Programming new music responding to specific pieces from the past

Posted on: August 22, 2016

Composers “have long borrowed from their predecessors: quoted them, evoked them … orchestrated them, built sets of variations from their seeds,” writes David Allen in Friday’s (8/19) New York Times. “On the whole, nobody has asked them to. But over the last decade or so … major institutions, orchestras and performers [have been] asking contemporary composers to respond to specific pieces of music from the past…. Around 10 years ago, ‘this idea seemed to pop up in a lot of places at the same time,’ said the pianist Jonathan Biss, who with the St.
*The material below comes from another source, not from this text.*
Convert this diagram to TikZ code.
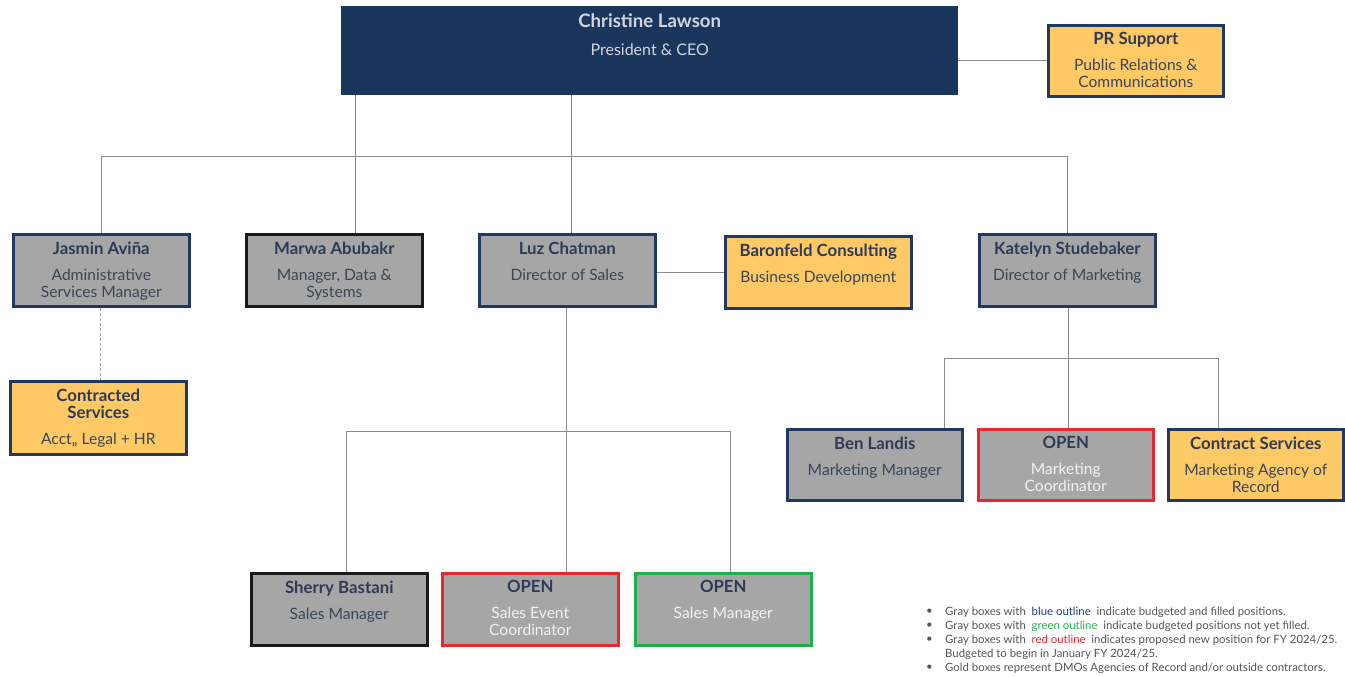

Paul Chamber Orchestra commissioned [Timo] Andres and four other composers to respond to Beethoven’s piano concertos…. Jesse Rosen, the president of the League of American Orchestras, said ensembles are saying, in effect: ‘Yes, we want to play a role in generating new music. We also want a pathway for people to engage with it.’ … Composers appreciate that response pieces lead to coherent programming, possibly making for a better reception for their work. It creates a “meaningful link,” said Anna Clyne, whose ‘Night Ferry’ was designed to go with Schubert’s Ninth Symphony…. Jorg Widmann, whose ‘Con brio’ partnered Beethoven’s seventh and eighth symphonies, said a response spilled over. ‘I learned a lot about Beethoven, of course, but also about my language,’ he said.”